▸ **Task directions**
Print the lines of the listing below verbatim from its first line through the line bearing "66, 36, 18];". Any pictures are to be omitted.

::::::::

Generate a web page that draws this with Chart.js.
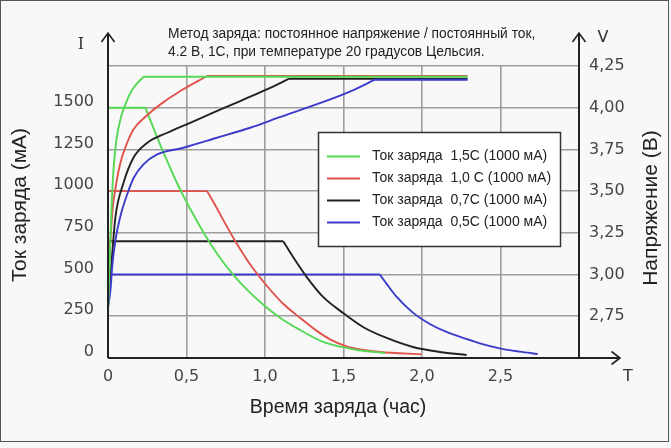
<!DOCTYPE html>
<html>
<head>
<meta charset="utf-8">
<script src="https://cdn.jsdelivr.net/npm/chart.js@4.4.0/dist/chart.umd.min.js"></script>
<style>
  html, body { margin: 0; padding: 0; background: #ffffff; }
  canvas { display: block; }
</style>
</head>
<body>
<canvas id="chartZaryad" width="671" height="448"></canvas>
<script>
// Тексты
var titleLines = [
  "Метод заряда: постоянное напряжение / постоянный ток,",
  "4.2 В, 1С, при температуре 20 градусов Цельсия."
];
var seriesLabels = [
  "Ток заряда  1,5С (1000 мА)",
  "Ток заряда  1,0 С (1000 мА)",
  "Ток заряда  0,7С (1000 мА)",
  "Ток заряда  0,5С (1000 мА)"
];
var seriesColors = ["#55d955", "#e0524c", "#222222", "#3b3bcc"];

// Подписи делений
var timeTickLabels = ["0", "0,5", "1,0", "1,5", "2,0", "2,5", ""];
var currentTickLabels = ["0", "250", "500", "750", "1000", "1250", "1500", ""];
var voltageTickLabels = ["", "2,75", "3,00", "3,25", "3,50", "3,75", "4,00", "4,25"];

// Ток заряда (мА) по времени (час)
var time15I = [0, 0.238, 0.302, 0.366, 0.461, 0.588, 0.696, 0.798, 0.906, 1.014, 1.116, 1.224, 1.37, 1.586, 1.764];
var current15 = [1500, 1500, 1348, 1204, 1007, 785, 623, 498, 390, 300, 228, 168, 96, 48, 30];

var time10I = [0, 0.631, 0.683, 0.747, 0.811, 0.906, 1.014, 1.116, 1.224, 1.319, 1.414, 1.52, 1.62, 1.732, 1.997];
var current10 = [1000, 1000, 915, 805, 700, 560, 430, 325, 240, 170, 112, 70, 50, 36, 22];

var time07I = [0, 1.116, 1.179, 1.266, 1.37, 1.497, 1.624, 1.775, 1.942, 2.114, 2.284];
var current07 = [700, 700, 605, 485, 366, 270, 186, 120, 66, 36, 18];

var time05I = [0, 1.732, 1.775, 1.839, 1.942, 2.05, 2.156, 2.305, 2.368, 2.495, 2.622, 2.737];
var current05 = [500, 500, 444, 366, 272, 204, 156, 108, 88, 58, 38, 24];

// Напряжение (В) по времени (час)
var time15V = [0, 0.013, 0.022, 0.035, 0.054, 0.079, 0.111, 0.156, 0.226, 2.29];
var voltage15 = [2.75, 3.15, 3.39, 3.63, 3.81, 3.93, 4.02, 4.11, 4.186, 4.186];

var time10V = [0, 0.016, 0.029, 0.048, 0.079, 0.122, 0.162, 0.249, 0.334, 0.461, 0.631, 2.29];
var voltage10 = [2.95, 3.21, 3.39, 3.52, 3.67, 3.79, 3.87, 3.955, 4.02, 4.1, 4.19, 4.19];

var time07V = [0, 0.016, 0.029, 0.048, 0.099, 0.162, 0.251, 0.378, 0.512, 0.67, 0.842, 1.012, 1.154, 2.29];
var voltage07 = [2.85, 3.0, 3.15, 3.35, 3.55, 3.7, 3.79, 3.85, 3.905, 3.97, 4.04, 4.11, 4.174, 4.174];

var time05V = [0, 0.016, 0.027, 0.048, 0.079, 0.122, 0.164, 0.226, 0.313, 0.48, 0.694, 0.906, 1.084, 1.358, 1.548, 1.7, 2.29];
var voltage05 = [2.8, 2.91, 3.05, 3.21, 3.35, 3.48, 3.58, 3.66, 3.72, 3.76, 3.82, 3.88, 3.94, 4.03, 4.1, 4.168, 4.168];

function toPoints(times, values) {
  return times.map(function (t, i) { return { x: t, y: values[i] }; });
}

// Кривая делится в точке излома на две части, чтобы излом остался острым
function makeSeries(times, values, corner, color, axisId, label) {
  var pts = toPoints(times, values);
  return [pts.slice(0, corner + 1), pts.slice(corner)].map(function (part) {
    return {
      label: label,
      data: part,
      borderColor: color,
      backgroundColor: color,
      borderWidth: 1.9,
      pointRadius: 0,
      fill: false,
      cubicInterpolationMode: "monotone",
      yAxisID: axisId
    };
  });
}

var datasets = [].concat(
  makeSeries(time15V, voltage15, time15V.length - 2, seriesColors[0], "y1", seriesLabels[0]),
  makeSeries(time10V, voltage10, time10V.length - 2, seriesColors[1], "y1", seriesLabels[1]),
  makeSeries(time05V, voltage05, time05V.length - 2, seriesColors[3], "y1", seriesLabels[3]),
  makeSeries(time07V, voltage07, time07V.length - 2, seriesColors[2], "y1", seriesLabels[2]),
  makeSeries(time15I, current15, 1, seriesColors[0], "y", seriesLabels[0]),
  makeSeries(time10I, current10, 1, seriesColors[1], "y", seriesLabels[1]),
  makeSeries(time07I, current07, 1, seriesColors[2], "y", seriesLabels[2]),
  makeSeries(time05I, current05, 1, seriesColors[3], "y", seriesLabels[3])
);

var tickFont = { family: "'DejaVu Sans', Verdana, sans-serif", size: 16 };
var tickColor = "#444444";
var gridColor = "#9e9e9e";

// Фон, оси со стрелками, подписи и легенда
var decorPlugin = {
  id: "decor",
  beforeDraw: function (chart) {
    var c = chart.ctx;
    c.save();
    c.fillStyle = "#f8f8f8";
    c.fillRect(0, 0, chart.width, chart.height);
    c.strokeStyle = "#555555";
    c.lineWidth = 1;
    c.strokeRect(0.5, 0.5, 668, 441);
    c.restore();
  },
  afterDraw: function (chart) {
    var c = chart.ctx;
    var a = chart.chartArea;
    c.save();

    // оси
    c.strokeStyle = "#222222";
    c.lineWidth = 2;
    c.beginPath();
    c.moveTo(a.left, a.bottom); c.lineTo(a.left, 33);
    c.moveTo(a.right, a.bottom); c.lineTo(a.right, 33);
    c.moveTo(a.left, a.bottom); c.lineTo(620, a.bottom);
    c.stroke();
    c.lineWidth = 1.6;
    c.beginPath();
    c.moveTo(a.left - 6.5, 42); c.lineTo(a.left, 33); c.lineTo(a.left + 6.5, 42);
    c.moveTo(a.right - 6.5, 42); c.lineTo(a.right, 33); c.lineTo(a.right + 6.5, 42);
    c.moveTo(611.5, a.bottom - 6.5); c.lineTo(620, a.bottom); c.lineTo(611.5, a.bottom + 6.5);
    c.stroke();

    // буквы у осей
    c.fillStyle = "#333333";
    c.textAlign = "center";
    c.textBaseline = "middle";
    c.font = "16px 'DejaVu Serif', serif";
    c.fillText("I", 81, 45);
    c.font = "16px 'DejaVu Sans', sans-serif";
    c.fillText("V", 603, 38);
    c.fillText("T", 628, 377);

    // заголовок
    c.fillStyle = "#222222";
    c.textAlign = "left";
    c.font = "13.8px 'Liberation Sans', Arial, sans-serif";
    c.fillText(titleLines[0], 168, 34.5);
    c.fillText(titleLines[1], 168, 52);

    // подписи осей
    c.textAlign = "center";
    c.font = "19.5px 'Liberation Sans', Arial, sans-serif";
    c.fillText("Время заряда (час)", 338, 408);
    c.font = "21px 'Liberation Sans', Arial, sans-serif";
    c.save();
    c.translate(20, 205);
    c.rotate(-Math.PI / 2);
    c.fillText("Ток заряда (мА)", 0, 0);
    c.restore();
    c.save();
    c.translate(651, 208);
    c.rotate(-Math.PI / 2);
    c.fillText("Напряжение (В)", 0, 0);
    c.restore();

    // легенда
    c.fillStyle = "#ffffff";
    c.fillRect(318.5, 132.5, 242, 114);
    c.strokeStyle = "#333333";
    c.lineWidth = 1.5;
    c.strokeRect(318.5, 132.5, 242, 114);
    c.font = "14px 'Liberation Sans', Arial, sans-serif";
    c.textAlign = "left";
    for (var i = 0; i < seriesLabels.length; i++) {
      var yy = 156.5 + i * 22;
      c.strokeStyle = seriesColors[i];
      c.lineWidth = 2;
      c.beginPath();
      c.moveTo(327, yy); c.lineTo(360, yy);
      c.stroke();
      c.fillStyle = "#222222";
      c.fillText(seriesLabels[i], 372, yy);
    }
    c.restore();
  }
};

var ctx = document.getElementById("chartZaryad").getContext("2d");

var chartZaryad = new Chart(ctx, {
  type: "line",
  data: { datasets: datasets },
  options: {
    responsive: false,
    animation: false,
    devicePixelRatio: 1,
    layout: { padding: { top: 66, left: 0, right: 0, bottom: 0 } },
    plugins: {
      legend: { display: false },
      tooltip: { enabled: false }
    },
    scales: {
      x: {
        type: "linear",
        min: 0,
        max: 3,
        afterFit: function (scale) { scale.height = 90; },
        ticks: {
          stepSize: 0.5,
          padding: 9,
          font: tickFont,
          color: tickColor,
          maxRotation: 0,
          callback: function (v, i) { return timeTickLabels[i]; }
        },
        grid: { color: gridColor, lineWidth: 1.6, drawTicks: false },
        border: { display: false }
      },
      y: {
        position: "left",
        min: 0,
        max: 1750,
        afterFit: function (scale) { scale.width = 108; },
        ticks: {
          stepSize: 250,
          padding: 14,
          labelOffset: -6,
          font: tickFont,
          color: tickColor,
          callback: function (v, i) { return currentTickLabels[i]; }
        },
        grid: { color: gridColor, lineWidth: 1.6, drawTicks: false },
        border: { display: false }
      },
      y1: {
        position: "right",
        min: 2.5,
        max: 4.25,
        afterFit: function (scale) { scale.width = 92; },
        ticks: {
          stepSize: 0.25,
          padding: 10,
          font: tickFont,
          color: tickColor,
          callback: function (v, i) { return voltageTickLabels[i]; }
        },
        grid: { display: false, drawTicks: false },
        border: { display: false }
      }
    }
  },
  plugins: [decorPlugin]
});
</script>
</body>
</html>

::::::::

▸ **Exercise answer**
Generate a web page that draws this with Chart.js.
<!DOCTYPE html>
<html>
<head>
<meta charset="utf-8">
<script src="https://cdn.jsdelivr.net/npm/chart.js@4.4.0/dist/chart.umd.min.js"></script>
<style>
  html, body { margin: 0; padding: 0; background: #ffffff; }
  canvas { display: block; }
</style>
</head>
<body>
<canvas id="chartZaryad" width="671" height="448"></canvas>
<script>
// Тексты
var titleLines = [
  "Метод заряда: постоянное напряжение / постоянный ток,",
  "4.2 В, 1С, при температуре 20 градусов Цельсия."
];
var seriesLabels = [
  "Ток заряда  1,5С (1000 мА)",
  "Ток заряда  1,0 С (1000 мА)",
  "Ток заряда  0,7С (1000 мА)",
  "Ток заряда  0,5С (1000 мА)"
];
var seriesColors = ["#55d955", "#e0524c", "#222222", "#3b3bcc"];

// Подписи делений
var timeTickLabels = ["0", "0,5", "1,0", "1,5", "2,0", "2,5", ""];
var currentTickLabels = ["0", "250", "500", "750", "1000", "1250", "1500", ""];
var voltageTickLabels = ["", "2,75", "3,00", "3,25", "3,50", "3,75", "4,00", "4,25"];

// Ток заряда (мА) по времени (час)
var time15I = [0, 0.238, 0.302, 0.366, 0.461, 0.588, 0.696, 0.798, 0.906, 1.014, 1.116, 1.224, 1.37, 1.586, 1.764];
var current15 = [1500, 1500, 1348, 1204, 1007, 785, 623, 498, 390, 300, 228, 168, 96, 48, 30];

var time10I = [0, 0.631, 0.683, 0.747, 0.811, 0.906, 1.014, 1.116, 1.224, 1.319, 1.414, 1.52, 1.62, 1.732, 1.997];
var current10 = [1000, 1000, 915, 805, 700, 560, 430, 325, 240, 170, 112, 70, 50, 36, 22];

var time07I = [0, 1.116, 1.179, 1.266, 1.37, 1.497, 1.624, 1.775, 1.942, 2.114, 2.284];
var current07 = [700, 700, 605, 485, 366, 270, 186, 120, 66, 36, 18];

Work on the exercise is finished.